The food’s acidity can overpower the wine. That makes the wine taste flat, dull, flabby, or stripped of its fruit. This is why a soft, low-acid red can fall apart beside tomato pasta or a sharp salad.
The Fix
Acid loves acid. Pair high-acid foods with high-acid wines so the flavors stay lively and balanced. Chianti works well with tomato-based Italian dishes. Sauvignon Blanc is excellent with goat cheese and citrusy salads.
Dry Riesling, Albariño, and sparkling wine can handle tangy foods beautifully. A quick test helps: if the dish makes your mouth water, choose a wine that does the same.
Serving Wine At The Wrong Temperature
Even a strong pairing can fail when the bottle is served poorly.
The Mistake
The mistake is serving red wine too warm and white wine too cold. Many people still think room temperature is ideal for reds, but modern rooms are often warmer than wine needs. Warm reds can taste alcoholic, heavy, and unbalanced.
Over-chilled whites can lose aroma, texture, and flavor. Temperature changes how wine feels in your mouth, so it directly affects pairing success.
The Fix
Follow the 20/20 rule. Place red wine in the fridge for 20 minutes before serving, and take white wine out of the fridge 20 minutes before pouring.
Light reds such as Pinot Noir and Gamay often taste better slightly chilled. Fuller whites such as Chardonnay taste better when they are cool, not freezing. Serving temperature is a small detail, but it can make your wine pairing feel far more polished.

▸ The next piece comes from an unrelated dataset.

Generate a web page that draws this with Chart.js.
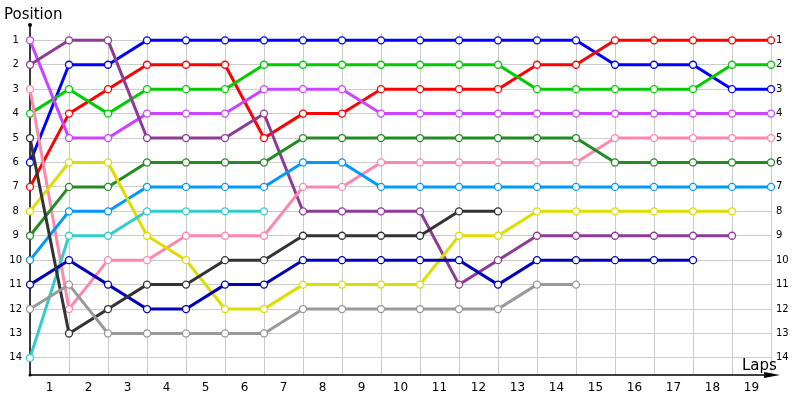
<!DOCTYPE html>
<html>
<head>
<meta charset="utf-8">
<script src="https://cdn.jsdelivr.net/npm/chart.js@4"></script>
<style>
  html, body { margin: 0; padding: 0; background: #fff; }
  #wrap { width: 800px; height: 400px; }
</style>
</head>
<body>
<div id="wrap"><canvas id="lapChart" width="800" height="400"></canvas></div>
<script>
const laps = [0, 1, 2, 3, 4, 5, 6, 7, 8, 9, 10, 11, 12, 13, 14, 15, 16, 17, 18, 19];
const positions = [1, 2, 3, 4, 5, 6, 7, 8, 9, 10, 11, 12, 13, 14];

const posBlue    = [6, 2, 2, 1, 1, 1, 1, 1, 1, 1, 1, 1, 1, 1, 1, 2, 2, 2, 3, 3];
const posRed     = [7, 4, 3, 2, 2, 2, 5, 4, 4, 3, 3, 3, 3, 2, 2, 1, 1, 1, 1, 1];
const posGreen   = [4, 3, 4, 3, 3, 3, 2, 2, 2, 2, 2, 2, 2, 3, 3, 3, 3, 3, 2, 2];
const posViolet  = [1, 5, 5, 4, 4, 4, 3, 3, 3, 4, 4, 4, 4, 4, 4, 4, 4, 4, 4, 4];
const posPurple  = [2, 1, 1, 5, 5, 5, 4, 8, 8, 8, 8, 11, 10, 9, 9, 9, 9, 9, 9];
const posPink    = [3, 12, 10, 10, 9, 9, 9, 7, 7, 6, 6, 6, 6, 6, 6, 5, 5, 5, 5, 5];
const posDkGreen = [9, 7, 7, 6, 6, 6, 6, 5, 5, 5, 5, 5, 5, 5, 5, 6, 6, 6, 6, 6];
const posLtBlue  = [10, 8, 8, 7, 7, 7, 7, 6, 6, 7, 7, 7, 7, 7, 7, 7, 7, 7, 7, 7];
const posYellow  = [8, 6, 6, 9, 10, 12, 12, 11, 11, 11, 11, 9, 9, 8, 8, 8, 8, 8, 8];
const posTeal    = [14, 9, 9, 8, 8, 8, 8];
const posNavy    = [11, 10, 11, 12, 12, 11, 11, 10, 10, 10, 10, 10, 11, 10, 10, 10, 10, 10];
const posBlack   = [5, 13, 12, 11, 11, 10, 10, 9, 9, 9, 9, 8, 8];
const posGray    = [12, 11, 13, 13, 13, 13, 13, 12, 12, 12, 12, 12, 12, 11, 11];

const series = [
    { name: 'Gray', data: posGray, color: '#999999' },
    { name: 'Black', data: posBlack, color: '#333333' },
    { name: 'Navy', data: posNavy, color: '#0000bb' },
    { name: 'Teal', data: posTeal, color: '#33cccc' },
    { name: 'Yellow', data: posYellow, color: '#dddd00' },
    { name: 'Light blue', data: posLtBlue, color: '#0099ff' },
    { name: 'Dark green', data: posDkGreen, color: '#228b22' },
    { name: 'Pink', data: posPink, color: '#ff88aa' },
    { name: 'Purple', data: posPurple, color: '#8e3a96' },
    { name: 'Violet', data: posViolet, color: '#cc44ff' },
    { name: 'Green', data: posGreen, color: '#00cc00' },
    { name: 'Red', data: posRed, color: '#ff0000' },
    { name: 'Blue', data: posBlue, color: '#0000ff' }
];

const axisArrows = {
    id: 'axisArrows',
    beforeDatasetsDraw(chart) {
        const ctx = chart.ctx;
        const a = chart.chartArea;
        ctx.save();
        ctx.strokeStyle = '#000';
        ctx.fillStyle = '#000';
        ctx.lineWidth = 1.5;
        ctx.beginPath();
        ctx.moveTo(a.left, 25);
        ctx.lineTo(a.left, a.bottom);
        ctx.lineTo(766, a.bottom);
        ctx.stroke();
        ctx.beginPath();
        ctx.moveTo(764, a.bottom - 3);
        ctx.lineTo(780, a.bottom);
        ctx.lineTo(764, a.bottom + 3);
        ctx.closePath();
        ctx.fill();
        ctx.beginPath();
        ctx.arc(a.left, 25, 2, 0, Math.PI * 2);
        ctx.arc(a.left, a.bottom, 1.5, 0, Math.PI * 2);
        ctx.fill();
        ctx.restore();
    },
    afterDraw(chart) {
        const ctx = chart.ctx;
        ctx.save();
        ctx.fillStyle = '#000';
        ctx.font = '15px "DejaVu Sans"';
        ctx.textBaseline = 'alphabetic';
        ctx.fillText('Laps', 742, 370);
        ctx.restore();
    }
};

function buildChart() {
    const ctx = document.getElementById('lapChart').getContext('2d');
    const datasets = series.map(s => ({
        label: s.name,
        data: s.data.map((p, i) => ({ x: laps[i], y: p })),
        borderColor: s.color,
        backgroundColor: '#ffffff',
        borderWidth: 3,
        pointRadius: 3.5,
        pointBorderWidth: 1.3,
        pointBorderColor: s.color,
        pointBackgroundColor: '#ffffff',
        clip: false,
        tension: 0
    }));

    new Chart(ctx, {
        type: 'line',
        data: { datasets: datasets },
        options: {
            responsive: false,
            animation: false,
            layout: { padding: { left: 4, right: 0, top: 0, bottom: 0 } },
            plugins: {
                legend: { display: false },
                tooltip: { enabled: false },
                title: {
                    display: true,
                    text: 'Position',
                    align: 'start',
                    color: '#000',
                    font: { family: 'DejaVu Sans', size: 15, weight: 'normal', lineHeight: 1.2 },
                    padding: { top: 6, bottom: 9 }
                }
            },
            scales: {
                x: {
                    type: 'linear',
                    position: 'bottom',
                    min: 0,
                    max: 19,
                    afterBuildTicks: axis => { axis.ticks = laps.map(v => ({ value: v })); },
                    afterFit: axis => { axis.height = 0; },
                    ticks: { display: false },
                    grid: { color: '#cccccc', lineWidth: 1, drawTicks: false },
                    border: { display: false }
                },
                xl: {
                    type: 'linear',
                    position: 'bottom',
                    min: 0,
                    max: 19,
                    afterBuildTicks: axis => {
                        axis.ticks = laps.slice(0, -1).map(v => ({ value: v + 0.5 }));
                    },
                    afterFit: axis => { axis.height = 25; },
                    ticks: {
                        autoSkip: false,
                        maxRotation: 0,
                        padding: 6,
                        color: '#000',
                        font: { family: 'DejaVu Sans', size: 12 },
                        callback: v => String(Math.round(v + 0.5))
                    },
                    grid: { display: false, drawTicks: false },
                    border: { display: false }
                },
                y: {
                    type: 'linear',
                    position: 'left',
                    reverse: true,
                    min: 0.7,
                    max: 14.7,
                    afterBuildTicks: axis => { axis.ticks = positions.map(v => ({ value: v })); },
                    afterFit: axis => { axis.width = 26; },
                    ticks: {
                        crossAlign: 'center',
                        padding: 8,
                        color: '#000',
                        font: { family: 'DejaVu Sans', size: 10 }
                    },
                    grid: { color: '#cccccc', lineWidth: 1, drawTicks: false },
                    border: { display: false }
                },
                y2: {
                    type: 'linear',
                    position: 'right',
                    reverse: true,
                    min: 0.7,
                    max: 14.7,
                    afterBuildTicks: axis => { axis.ticks = positions.map(v => ({ value: v })); },
                    afterFit: axis => { axis.width = 29; },
                    ticks: {
                        padding: 5,
                        color: '#000',
                        font: { family: 'DejaVu Sans', size: 10 }
                    },
                    grid: { display: false, drawTicks: false },
                    border: { display: false }
                }
            }
        },
        plugins: [axisArrows]
    });
}

document.addEventListener('DOMContentLoaded', buildChart);
</script>
</body>
</html>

How To Avoid Wine Pairing Mistakes
Avoiding wine pairing mistakes becomes easier when you follow a simple real-life process.

Start With The Food
Look at the dish before choosing the wine. Notice whether the strongest feature is sweetness, spice, acid, fat, salt, smoke, herbs, cream, or char.
Then choose a wine that can either match that feature or balance it. Acid can match acid. Sweetness can calm heat. Tannins can handle fat. Bubbles can refresh salty and fried foods.
Use A Simple Pairing Path
Begin with weight. Light food usually needs light wine, while rich food needs a fuller wine. Then check acidity, sweetness, spice, and texture.
Next, think about the sauce. A mushroom sauce may call for Pinot Noir, while tomato sauce may prefer Chianti. A buttery sauce may need Chardonnay or sparkling wine.
If you feel stuck, a visual food and wine pairing chart, such as the Wine Folly pairing chart, can help you compare flavor profiles quickly.
Trust Taste Over Rules
Wine culture should feel enjoyable, not stiff. A pairing does not need to be perfect to be good. Taste the wine with the food and notice what changes. Does the wine taste smoother, sharper, fruitier, hotter, or flatter? That answer teaches you more than any rule. The more you practice, the more natural pairing becomes.
Frequently Asked Questions
1. What Is The 75-85-95 Rule For Wine?
It usually refers to storage risk: around 75% humidity is helpful, 85°F can damage wine over time, and 95°F can harm wine quickly.
2. What Not To Pair With Wine?
Avoid dry wine with sweet desserts, high-tannin reds with delicate seafood, high-alcohol wines with spicy food, and low-acid wines with tomato or vinegar-heavy dishes.
3. Which Wine Is Best For Diabetics?
Dry wines usually have less residual sugar than sweet wines. Anyone with diabetes should drink moderately and ask a healthcare professional for personal guidance.
4. What Is The 20/20/20 Rule For Wine?
It means chill reds for 20 minutes, remove whites from the fridge 20 minutes before serving, and let some wines breathe for 20 minutes.
Final Sip, Fewer Slip-Ups
Avoiding wine pairing mistakes is really about paying attention to balance. Match sweetness, respect acidity, watch spice, consider sauce, serve wine at the right temperature, and let the meal guide the bottle. Do that, and every pour feels more confident.